In the Oscar-nominated movie Three Billboards Outside Ebbing, Missouri, an anguished mother seeks justice for her murdered daughter. After months pass without the culprit being caught, the mother makes a bold move, and puts up three billboards on a main motorway, with pointed messages directed at the town’s revered Chief of Police.

This provided the inspiration to one of the latest initiatives by activist group #OccupyJustice who put up three billboards on the Regional Road and at Kappara on Friday, four months to the day when Daphne Caruana Galizia was murdered. I do not know what happened in the film, but I do know the three billboards in Malta were pulled down by the regime that same night.

Daphne dead is proving to be more of a headache to the government than when she was alive. This can be seen, for instance, in Glenn Bedingfield’s suggestion to set up Daphne’s memorial somewhere far, out of sight, and in Rosianne Cutajar, telling Daphne’s son (with plenty of spelling mistakes) to shut up.

This could also be seen in the motion presented to the Valletta local council to remove the shrine in front of the Law Courts, a motion ruled ultra vires by the mayor and the hot intense, blindfolded debate that ensued and by the pitiful attempt by the Labour media and by the misguided Institute for Journalists to blow up a tragic episode into an attack on the media.

Then came the battle of images when unseen hands (impossible to be by the same person) placed images of Karen Grech, Raymond Caruana (two victims of political violence) and Dom Mintoff next to Daphne’s image at the shrine in front of the Law Courts.

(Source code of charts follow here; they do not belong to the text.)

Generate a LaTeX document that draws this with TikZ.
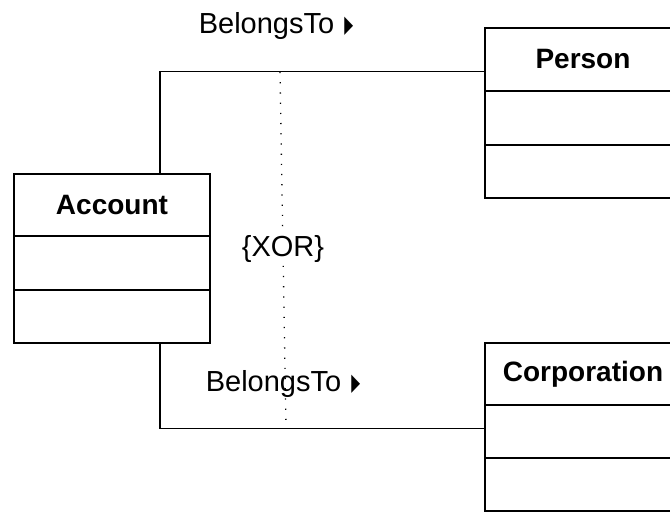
\documentclass[tikz,border=0pt]{standalone}
\usepackage{fontspec}
\usepackage{graphicx}
\setmainfont{Liberation Sans}
\newfontfamily\symfont{DejaVu Sans}
\usetikzlibrary{calc}
\usetikzlibrary{positioning}
\newcommand{\umlFontSize}{\fontsize{29}{33}\selectfont}
\newcommand{\readDir}{\hspace{2pt}\raisebox{1pt}{\scalebox{0.48}[1]{\symfont\fontsize{24}{28}\selectfont ▶}}}
\tikzset{
    compartment/.style = {draw, line width=2pt, minimum width=196pt, outer sep=0pt, inner sep=0pt},
    classname/.style = {compartment, minimum height=62pt, font=\fontsize{28}{32}\selectfont\bfseries},
    classpart/.style = {compartment, minimum height=54pt},
    assoc/.style = {line width=1.3pt},
    xorline/.style = {line width=1.3pt, dash pattern=on 1.2pt off 9pt},
    assoclabel/.style = {font=\umlFontSize, inner sep=1pt}
}

\begin{document}
\begin{tikzpicture}[x=1pt, y=-1pt]
                % picture frame, right hand classes run past it
                \useasboundingbox (0,0) rectangle (670,512);
                
                % Account on the left, Person and Corporation on the right
                \node[classname] (account) at (112,205) {Account};
                \node[classpart, below=0pt of account] (accountattr) {};
                \node[classpart, minimum height=53pt, below=0pt of accountattr] (accountops) {};
                
                \node[classname, minimum height=63pt] (person) at (583,59.5) {Person};
                \node[classpart, below=0pt of person] (personattr) {};
                \node[classpart, minimum height=53pt, below=0pt of personattr] (personops) {};
                
                \node[classname] (corp) at (583,374) {Corporation};
                \node[classpart, minimum height=53pt, below=0pt of corp] (corpattr) {};
                \node[classpart, minimum height=53pt, below=0pt of corpattr] (corpops) {};
                
                \draw[assoc] ([xshift=48pt]account.north) |- ([yshift=-12pt]person.west);
                \draw[assoc] ([xshift=48pt]accountops.south) |- ([yshift=3pt]corpattr.west);
                
                % xor constraint across both associations
                \coordinate (xortop) at (280,72);
                \coordinate (xorbot) at (286,428);
                \draw[xorline] (xortop) -- (xorbot);
                \node[assoclabel, fill=white] (xor) at (283,249) {\{XOR\}};
                
                \node[assoclabel] (belongsTop) at (276,26) {BelongsTo \readDir};
                \node[assoclabel] (belongsBot) at (283,384) {BelongsTo \readDir};
        \end{tikzpicture}
\end{document}
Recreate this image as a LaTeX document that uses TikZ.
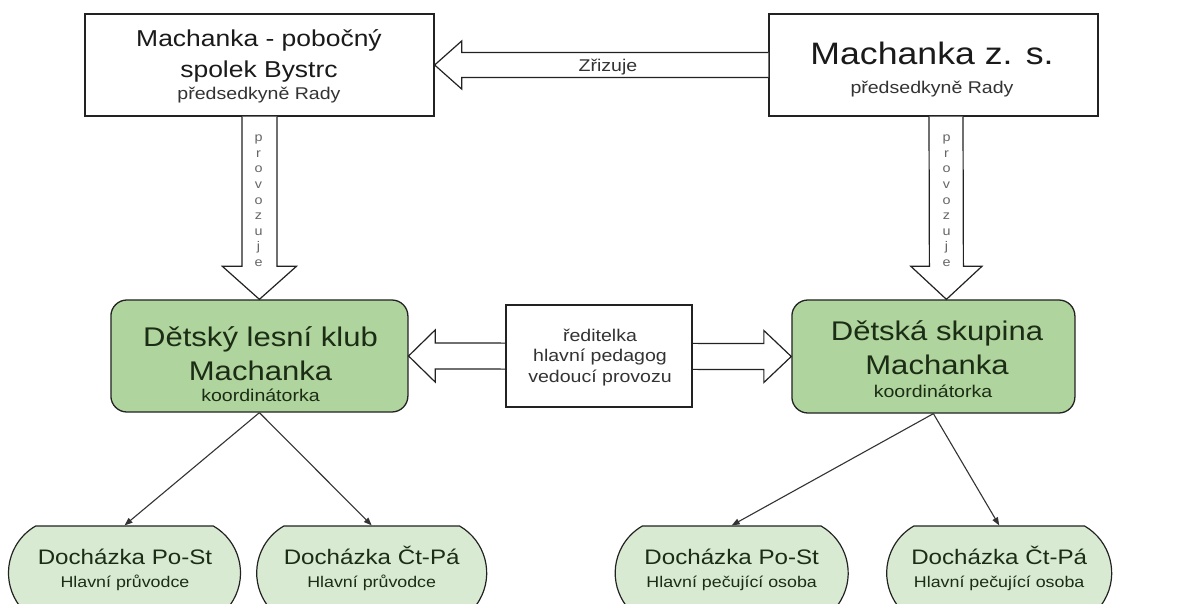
\documentclass[tikz,border=0pt]{standalone}
\usepackage{fontspec}
\setmainfont{Liberation Sans}[FakeStretch=1.15]
\usetikzlibrary{shapes.misc,arrows.meta,calc}
\definecolor{boxline}{HTML}{222222}
\definecolor{greenfill}{HTML}{B0D49D}
\definecolor{ovalfill}{HTML}{D9EAD3}
\definecolor{greentext}{HTML}{1B2D14}
\definecolor{darktext}{HTML}{1A1A1A}
\definecolor{subtext}{HTML}{333333}
\definecolor{lettertext}{HTML}{666666}
\newcommand{\fsz}[1]{\fontsize{#1}{#1}\selectfont}
\begin{document}
\begin{tikzpicture}[x=1pt,y=-1pt,
  plainbox/.style={draw=boxline, line width=1.3pt, fill=white, inner sep=0pt},
  greenbox/.style={draw=boxline, line width=1.3pt, fill=greenfill, rounded corners=16pt, inner sep=0pt},
  ovalbox/.style={rounded rectangle, rounded rectangle arc length=120, draw=boxline, line width=1.2pt, fill=ovalfill, inner sep=0pt, minimum height=94pt},
  blockarrow/.style={draw=boxline, line width=1.2pt, fill=white, line join=miter},
  conn/.style={draw=subtext, line width=1.1pt, -{Triangle[length=8pt,width=6pt]}},
  txt/.style={anchor=base, inner sep=0pt},
  bigtitle/.style={txt, text=darktext, font=\fsz{23}},
  hugetitle/.style={txt, text=darktext, font=\fsz{31}},
  subtitle/.style={txt, text=subtext, font=\fsz{17}},
  greentitle/.style={txt, text=greentext, font=\fsz{27}},
  greensub/.style={txt, text=greentext, font=\fsz{17}},
  ovaltitle/.style={txt, text=greentext, font=\fsz{21}},
  ovalsub/.style={txt, text=greentext, font=\fsz{15.5}},
  letter/.style={txt, text=lettertext, font=\fsz{12.5}}
]
\clip (0,0) rectangle (1187,604);
\fill[white] (0,0) rectangle (1187,604);

% top boxes
\node[plainbox, minimum width=349pt, minimum height=102pt] (tl) at (259.5,65) {};
\node[plainbox, minimum width=329pt, minimum height=102pt] (tr) at (933.5,65) {};

% green boxes
\node[greenbox, minimum width=297pt, minimum height=112pt] (dl) at (259.4,356) {};
\node[greenbox, minimum width=283pt, minimum height=113pt] (dr) at (933.4,356.5) {};

% Zrizuje arrow
\draw[blockarrow] ($(tr.west)+(0,-12.5)$) -- ($(tl.east)+(27,-12.5)$) -- ($(tl.east)+(27,-24)$) -- (tl.east) -- ($(tl.east)+(27,24)$) -- ($(tl.east)+(27,12.5)$) -- ($(tr.west)+(0,12.5)$);
\node[subtitle] (zr) at (608,71.7) {Zřizuje};

% vertical arrows
\coordinate (la1) at (tl.south);
\coordinate (la2) at (dl.north);
\draw[blockarrow] ($(la1)+(-17.5,0)$) -- ($(la2)+(-17.5,-33)$) -- ($(la2)+(-37,-33)$) -- (la2) -- ($(la2)+(37,-33)$) -- ($(la2)+(17.5,-33)$) -- ($(la1)+(17.5,0)$);
\coordinate (ra1) at ($(tr.south)+(12.5,0)$);
\coordinate (ra2) at ($(dr.north)+(13,0)$);
\draw[blockarrow] ($(ra1)+(-17,0)$) -- ($(ra2)+(-17,-33)$) -- ($(ra2)+(-35.5,-33)$) -- (ra2) -- ($(ra2)+(35.5,-33)$) -- ($(ra2)+(17,-33)$) -- ($(ra1)+(17,0)$);
\foreach \c [count=\i from 0] in {p,r,o,v,o,z,u,j,e} {
  \node[letter] (lp\i) at (258.5,141.7+15.6*\i) {\c};
  \node[letter] (rp\i) at (946.5,141.7+15.6*\i) {\c};
}

% double arrow
\draw[blockarrow] (dl.east) -- ($(dl.east)+(26.6,-26)$) -- ($(dl.east)+(26.6,-13)$) -- ($(dr.west)+(-27.4,-13)$) -- ($(dr.west)+(-27.4,-26)$) -- (dr.west) -- ($(dr.west)+(-27.4,26)$) -- ($(dr.west)+(-27.4,13)$) -- ($(dl.east)+(26.6,13)$) -- ($(dl.east)+(26.6,26)$) -- cycle;
\node[plainbox, minimum width=186pt, minimum height=102pt] (mid) at (599,356) {};

% ovals
\node[ovalbox, minimum width=232pt] (o1) at (124.5,573) {};
\node[ovalbox, minimum width=230pt] (o2) at (371.7,573) {};
\node[ovalbox, minimum width=233pt] (o3) at (731.7,573) {};
\node[ovalbox, minimum width=225pt] (o4) at (999.2,573) {};

% connectors
\draw[conn] (dl.south) -- (o1.north);
\draw[conn] (dl.south) -- (o2.north);
\draw[conn] (dr.south) -- (o3.north);
\draw[conn] (dr.south) -- (o4.north);

% texts
\node[bigtitle] (t1a) at (259,47) {Machanka - pobočný};
\node[bigtitle] (t1b) at (259,78) {spolek Bystrc};
\node[subtitle] (t1c) at (259,100) {předsedkyně Rady};
\node[hugetitle] (t2a) at (932,65) {Machanka z. s.};
\node[subtitle] (t2b) at (932,94) {předsedkyně Rady};

\node[greentitle] (g1a) at (260.5,346) {Dětský lesní klub};
\node[greentitle] (g1b) at (260.5,381) {Machanka};
\node[greensub] (g1c) at (260.5,401) {koordinátorka};
\node[greentitle] (g2a) at (937,341) {Dětská skupina};
\node[greentitle] (g2b) at (937,374) {Machanka};
\node[greensub] (g2c) at (933,397) {koordinátorka};

\node[subtitle] (m1) at (600,341.7) {ředitelka};
\node[subtitle] (m2) at (600,361.7) {hlavní pedagog};
\node[subtitle] (m3) at (600,382.7) {vedoucí provozu};

\node[ovaltitle] (d1a) at (125,564) {Docházka Po-St};
\node[ovalsub] (d1b) at (125,587.7) {Hlavní průvodce};
\node[ovaltitle] (d2a) at (371.7,564) {Docházka Čt-Pá};
\node[ovalsub] (d2b) at (371.7,587.7) {Hlavní průvodce};
\node[ovaltitle] (d3a) at (731.7,564) {Docházka Po-St};
\node[ovalsub] (d3b) at (731.7,587) {Hlavní pečující osoba};
\node[ovaltitle] (d4a) at (999.2,564) {Docházka Čt-Pá};
\node[ovalsub] (d4b) at (999.2,587) {Hlavní pečující osoba};
\end{tikzpicture}
\end{document}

In a way, this ensured that there will be no repeat of the local council motion nor of any attempt to remove the shrine, now consecrated by the three persons apart from Daphne.

The four dead persons are now locked in death and eternity. So too is Malta, which seems locked in an eternal struggle between a government in denial and a small but resourceful section of the Opposition. There can be no conciliation, no compromise. Daphne cannot change: her writings and sayings are all there and will remain there. It is the government, which is alive which is thus susceptible to change.

The more I think about Daphne’s murder, the more I believe there is an evil genius behind it. Whoever ordered it knew the risks (which is why it was so meticulously planned). But then whoever ordered it presumed it would blow over and meanwhile Daphne would be gone. That is where this whoever made a crucial mistake: they thought that after the predictable outrage, a touch of repression would send all scurrying for cover and we could all move on.

Dictators think like that, dictators who can rely on impunity, on not being found out, or on generic and ill-defined alliances. That is why I can never believe the search for the ultimate whoever can ever be serious.

Beyond the investigations, am I the only one to think Daphne’s death is crystal-clear? This is why it is imperative to keep the protests going and to remain steadfast in unremitting opposition to any fake conciliation.